Regulatorisch wird die Schärfung von ODD‑Definitionen (für welche Straßen, Geschwindigkeiten und Wetterlagen ein System zugelassen ist) eine wichtige Rolle spielen. Typgenehmigungen nach UNECE‑Standards bieten Herstellern eine technische Grundlage, gleichzeitig bleiben nationale Umsetzungen relevant. Zudem treiben verbesserte Simulationsstandards und sogenanntes Scenario‑Library‑Sharing die Effizienz: Wenn Hersteller und Prüfer standardisierte Szenarien nutzen, werden Tests vergleichbarer.

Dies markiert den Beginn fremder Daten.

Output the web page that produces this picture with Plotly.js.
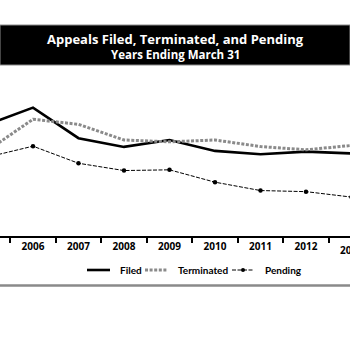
<!DOCTYPE html>
<html>
<head>
<meta charset="utf-8">
<script src="https://cdn.plot.ly/plotly-3.0.1.min.js"></script>
<style>html,body{margin:0;padding:0;background:#fff;overflow:hidden}#chart{width:350px;height:350px}</style>
</head>
<body>
<div id="chart"></div>
<script>
var years = ["2005","2006","2007","2008","2009","2010","2011","2012","2013"];
var filed = [63700, 68300, 59900, 57500, 59400, 56400, 55500, 56200, 55700];
var terminated = [56500, 65100, 63700, 59400, 58900, 59400, 57600, 56700, 57900];
var pending = [54700, 57700, 53000, 51000, 51200, 47800, 45500, 45200, 43700];
var seriesNames = ["Filed", "Terminated", "Pending"];
var titleLine1 = "Appeals Filed, Terminated, and Pending";
var titleLine2 = "Years Ending March 31";
var FONT = "Open Sans, Noto Sans, sans-serif";
var LEGFONT = "Lato, Open Sans, sans-serif";

var lineStyles = [
  {color: "#000", width: 2.6},
  {color: "#8a8a8a", width: 3, dash: "3px,1.6px"},
  {color: "#000", width: 1, dash: "4px,1.5px"}
];

var traces = [
  {x: years, y: filed, name: seriesNames[0], type: "scatter", mode: "lines", line: lineStyles[0]},
  {x: years, y: terminated, name: seriesNames[1], type: "scatter", mode: "lines", line: lineStyles[1]},
  {x: years, y: pending, name: seriesNames[2], type: "scatter", mode: "lines+markers", line: lineStyles[2],
   marker: {color: "#000", size: 4.5, symbol: "circle"}}
];

// pixel helpers for paper coordinates (plot area: x 0..350, y 75..236)
function px(X) { return X / 350; }
function py(Y) { return (236 - Y) / 161; }

var legY = 270;
var legendItems = [
  {x0: 87, x1: 110, tx: 118},
  {x0: 145, x1: 168, tx: 176},
  {x0: 232, x1: 253, tx: 263}
];

var shapes = [
  {type: "rect", xref: "paper", yref: "paper", x0: 0, x1: 1, y0: py(65), y1: py(25),
   fillcolor: "#000", line: {color: "#8a8a8a", width: 1}, layer: "below"},
  {type: "line", xref: "paper", yref: "paper", x0: 0, x1: 1, y0: py(285.5), y1: py(285.5),
   line: {color: "#8a8a8a", width: 2.5}}
];
var annotations = [
  {text: titleLine1, xref: "paper", yref: "paper", x: 0.5, y: py(38.5), xanchor: "center", yanchor: "middle",
   showarrow: false, font: {family: FONT, size: 13, color: "#fff", weight: "bold"}},
  {text: titleLine2, xref: "paper", yref: "paper", x: 0.5, y: py(54.5), xanchor: "center", yanchor: "middle",
   showarrow: false, font: {family: FONT, size: 11.5, color: "#fff", weight: "bold"}},
  {text: years[8], xref: "paper", yref: "paper", x: px(351.5), y: py(250), xanchor: "center", yanchor: "middle",
   showarrow: false, font: {family: FONT, size: 10, color: "#000", weight: "bold"}}
];

legendItems.forEach(function (it, i) {
  var st = lineStyles[i];
  shapes.push({type: "line", xref: "paper", yref: "paper", x0: px(it.x0), x1: px(it.x1), y0: py(legY), y1: py(legY),
    line: {color: st.color, width: st.width, dash: st.dash || "solid"}});
  annotations.push({text: seriesNames[i], xref: "paper", yref: "paper", x: px(it.tx), y: py(legY),
    xanchor: "left", yanchor: "middle", showarrow: false,
    font: {family: LEGFONT, size: 10, color: "#000", weight: "bold"}});
});
shapes.push({type: "circle", xref: "paper", yref: "paper", x0: px(241), x1: px(245), y0: py(272), y1: py(268),
  fillcolor: "#000", line: {color: "#000", width: 0}});

var layout = {
  width: 350, height: 350,
  margin: {l: 0, r: 0, t: 75, b: 114, pad: 0},
  paper_bgcolor: "#fff", plot_bgcolor: "#fff",
  showlegend: false,
  font: {family: FONT, color: "#000"},
  xaxis: {
    type: "category", range: [0.275, 7.967],
    tickson: "boundaries", ticks: "outside", ticklen: 5, tickwidth: 2, tickcolor: "#000",
    showline: true, linecolor: "#000", linewidth: 2,
    showgrid: false, zeroline: false, fixedrange: true,
    tickfont: {family: FONT, size: 10, color: "#000", weight: "bold"}
  },
  yaxis: {
    range: [33000, 77275], visible: false, showgrid: false, zeroline: false, fixedrange: true
  },
  shapes: shapes,
  annotations: annotations
};

Plotly.newPlot("chart", traces, layout, {staticPlot: true, displayModeBar: false});
</script>
</body>
</html>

Für Konsumentinnen und Konsumenten bedeutet das einen schrittweisen Übergang: Zunächst mehr Abdeckung in klar definierten Umgebungen — etwa auf Autobahnen oder in begrenzten Stadtgebieten —, später breitere Freigaben, wenn Tests und regulatorische Prozesse harmonisiert sind. Langfristig dürfte die Kombination aus Felddaten, standardisierten Laborprüfungen und unabhängigen Ratings den größten Einfluss auf eine verantwortbare Serienfreigabe haben.

Fazit

Die Herausforderung beim Start autonomer Fahrzeuge in Serie liegt weniger in einzelnen technischen Komponenten als im Nachweis ihrer sicheren Zusammenarbeit in sehr vielen und sehr unterschiedlichen Situationen. Tests in Simulation, auf Prüfstrecken und im realen Verkehr ergänzen sich und zeigen, dass verlässliche Freigaben Zeit brauchen. Regulatorische Vorgaben, unabhängige Bewertungen und transparente Meldesysteme schaffen Vertrauen, verlangen aber zusätzliche Prüfungen. Für Anwenderinnen und Anwender heißt das: Autonome Funktionen kommen sukzessive, zuerst in klar abgegrenzten Einsätzen; die breitere Serienproduktion wird durch Sicherheits‑ und Zulassungsfragen bestimmt, nicht allein durch die Reife der Software.